Health Chiefs Move To Allay Stroke Fear

The Department of Health last night insisted it is committed to providing high quality care for stroke patients in Northern Ireland in response to criticism that it was denying sufferers a ‘clot- busting’ drug.

The Department said it is currently assessing a drug called Alteplase which is used in the treatment of ischaemic strokes, which are caused by blocked arteries.

It issued a statement in response to accusations by the Northern Ireland Chest Heart and Stroke Association that stroke patients were being denied a clot-busting drug called Tissue Plasiminogen Activator (TPA) which is already available in the rest of the UK.

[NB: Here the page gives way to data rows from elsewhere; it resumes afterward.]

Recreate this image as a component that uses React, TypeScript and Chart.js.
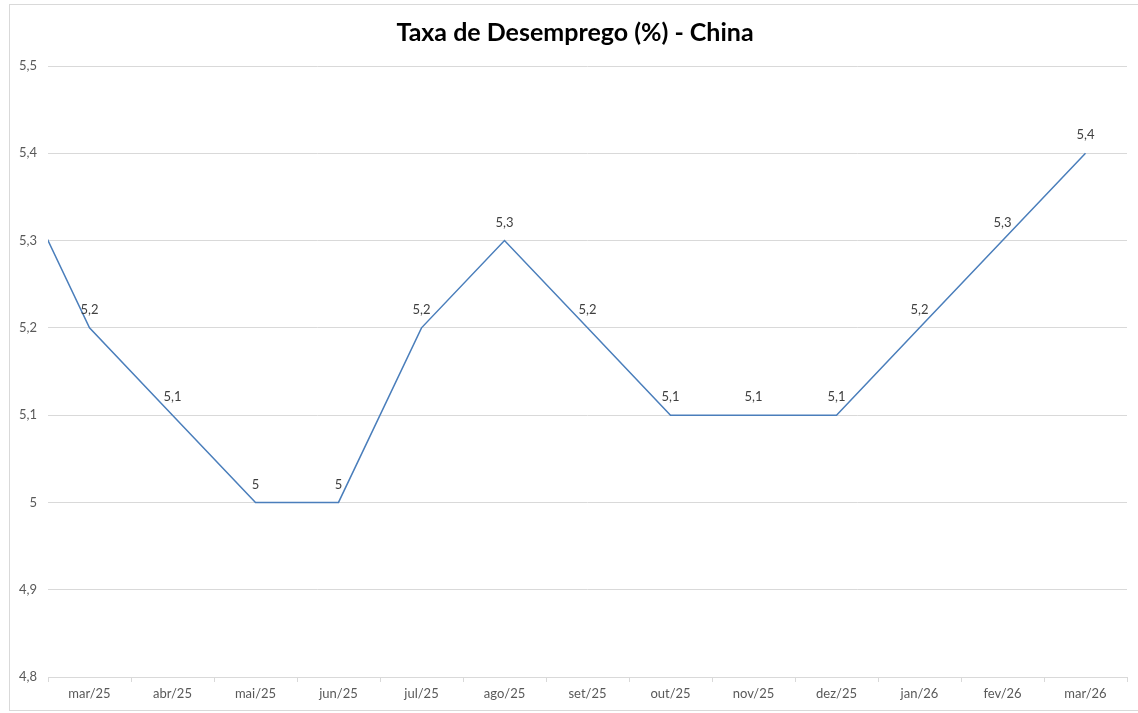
import React, { useEffect, useRef } from 'react';
import { Chart, registerables } from 'chart.js';

Chart.register(...registerables);

// Categories (first one lies just outside the visible axis range; the line enters from the left edge)
const categories = [
  'fev/25', 'mar/25', 'abr/25', 'mai/25', 'jun/25', 'jul/25', 'ago/25',
  'set/25', 'out/25', 'nov/25', 'dez/25', 'jan/26', 'fev/26', 'mar/26',
];
const firstVisibleCategory = 'mar/25';

// Unemployment rate (%)
const unemploymentValues = [5.4, 5.2, 5.1, 5.0, 5.0, 5.2, 5.3, 5.2, 5.1, 5.1, 5.1, 5.2, 5.3, 5.4];

// Y-axis ticks
const yMin = 4.8;
const yMax = 5.5;
const yStep = 0.1;

const titleText = 'Taxa de Desemprego (%) - China';

const FONT = 'Lato, "Open Sans", "Noto Sans", sans-serif';

const fmt = (v: number) => String(Number(Number(v).toFixed(1))).replace('.', ',');

const frameBorderPlugin = {
  id: 'frameBorder',
  afterDraw(chart: any) {
    const { ctx } = chart;
    ctx.save();
    ctx.strokeStyle = '#d9d9d9';
    ctx.lineWidth = 1;
    ctx.strokeRect(9.5, 4.5, 1200, 706);
    ctx.restore();
  },
};

const valueLabelPlugin = {
  id: 'valueLabels',
  afterDatasetsDraw(chart: any) {
    const { ctx, chartArea } = chart;
    const meta = chart.getDatasetMeta(0);
    ctx.save();
    ctx.font = `13px ${FONT}`;
    ctx.fillStyle = '#404040';
    ctx.textAlign = 'center';
    ctx.textBaseline = 'middle';
    meta.data.forEach((pt: any, i: number) => {
      const x = pt.x;
      const y = pt.y;
      if (!isFinite(x) || !isFinite(y)) return;
      if (x < chartArea.left - 1 || x > chartArea.right + 1) return;
      ctx.fillText(fmt(unemploymentValues[i]), x, y - 18);
    });
    ctx.restore();
  },
};

export default function App() {
  const canvasRef = useRef<HTMLCanvasElement | null>(null);

  useEffect(() => {
    if (!canvasRef.current) return;
    const chart = new Chart(canvasRef.current, {
      type: 'line',
      data: {
        labels: categories,
        datasets: [
          {
            data: unemploymentValues,
            borderColor: '#4A7EBB',
            borderWidth: 1.5,
            pointRadius: 0,
            pointHoverRadius: 0,
            tension: 0,
            fill: false,
            clip: 0,
            yAxisID: 'y',
          },
        ],
      },
      options: {
        responsive: false,
        animation: false,
        layout: { padding: { left: 12, right: 0, top: 0, bottom: 0 } },
        plugins: {
          legend: { display: false },
          tooltip: { enabled: false },
          title: {
            display: true,
            text: titleText,
            color: '#000000',
            font: { family: FONT, size: 25, weight: 'bold', lineHeight: 1 },
            padding: { top: 20.5, bottom: 20.5 },
          },
        },
        scales: {
          x: {
            type: 'category',
            min: firstVisibleCategory,
            offset: true,
            grid: {
              offset: true,
              drawOnChartArea: false,
              drawTicks: true,
              tickLength: 5,
              color: '#d9d9d9',
            },
            border: { display: true, color: '#d9d9d9' },
            ticks: {
              color: '#595959',
              font: { family: FONT, size: 13 },
              padding: 4,
              maxRotation: 0,
              autoSkip: false,
            },
            afterFit: (s: any) => {
              s.height = 36;
            },
          },
          y: {
            type: 'linear',
            position: 'left',
            min: yMin,
            max: yMax,
            ticks: {
              stepSize: yStep,
              callback: (v: any) => fmt(Number(v)),
              color: '#595959',
              font: { family: FONT, size: 13 },
              padding: 11,
            },
            grid: { color: '#d9d9d9', drawTicks: false },
            border: { display: false },
            afterFit: (s: any) => {
              s.width = 36;
            },
          },
          y2: {
            type: 'linear',
            position: 'right',
            display: true,
            grid: { display: false },
            ticks: { display: false },
            border: { display: false },
            afterFit: (s: any) => {
              s.width = 11;
            },
          },
        },
      },
      plugins: [valueLabelPlugin, frameBorderPlugin],
    } as any);
    return () => chart.destroy();
  }, []);

  return (
    <div style={{ position: 'fixed', left: 0, top: 0, width: 1138, height: 713, background: '#ffffff', overflow: 'hidden' }}>
      <canvas ref={canvasRef} width={1138} height={713} style={{ display: 'block' }} />
    </div>
  );
}
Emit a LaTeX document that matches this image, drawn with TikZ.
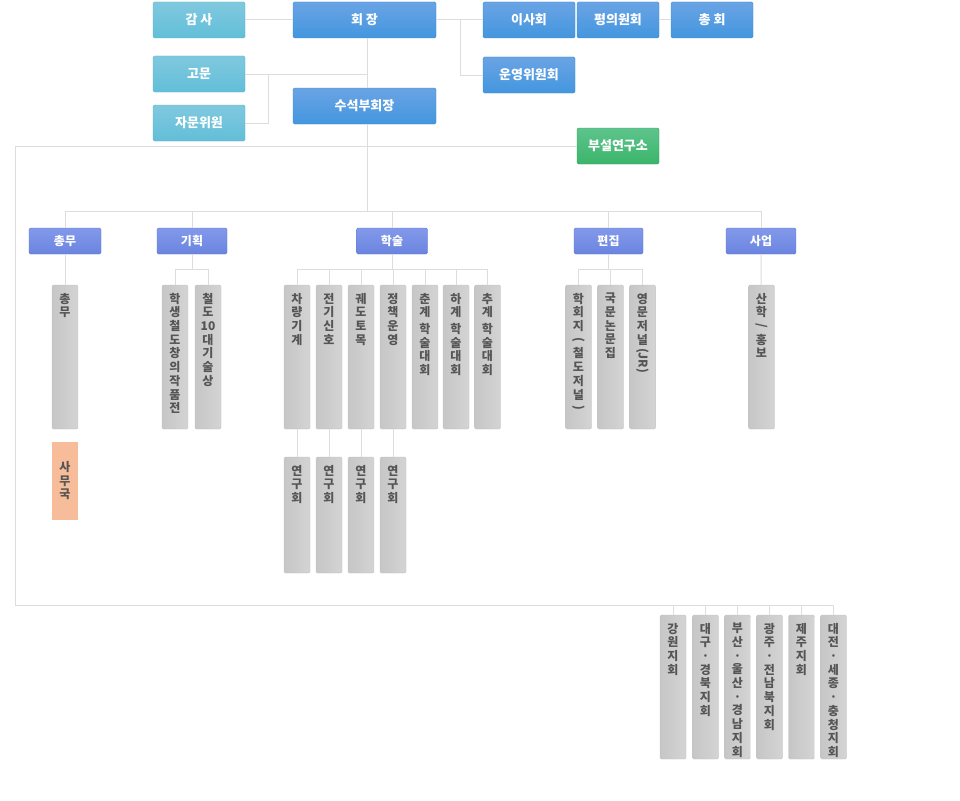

The charity’s chief executive Andrew Dougal said the drug could drive down the number of victims suffering long-term disability if it was available.

Around 4,500 people suffer strokes in Northern Ireland each year, making it the biggest cause of disability.

The Department said: “The vast majority of people who have a stroke are managed in an acute hospital and have access to the specialist care they require.

“Thrombolysis (clot-busting therapy) has the potential to improve outcomes for the small proportion of stroke patients whose stroke is due to a blood clot. However for some stroke patients it is also a high-risk treatment.

“In June, the National Institute for Health and Clinical Excellence (Nice) recommended a thrombolytic drug, Alteplase, for the treatment of acute ischaemic stroke.”

The statement added that Department officials are currently assessing this recommendation and “its applicability to Northern Ireland and will issue guidance on this matter shortly”.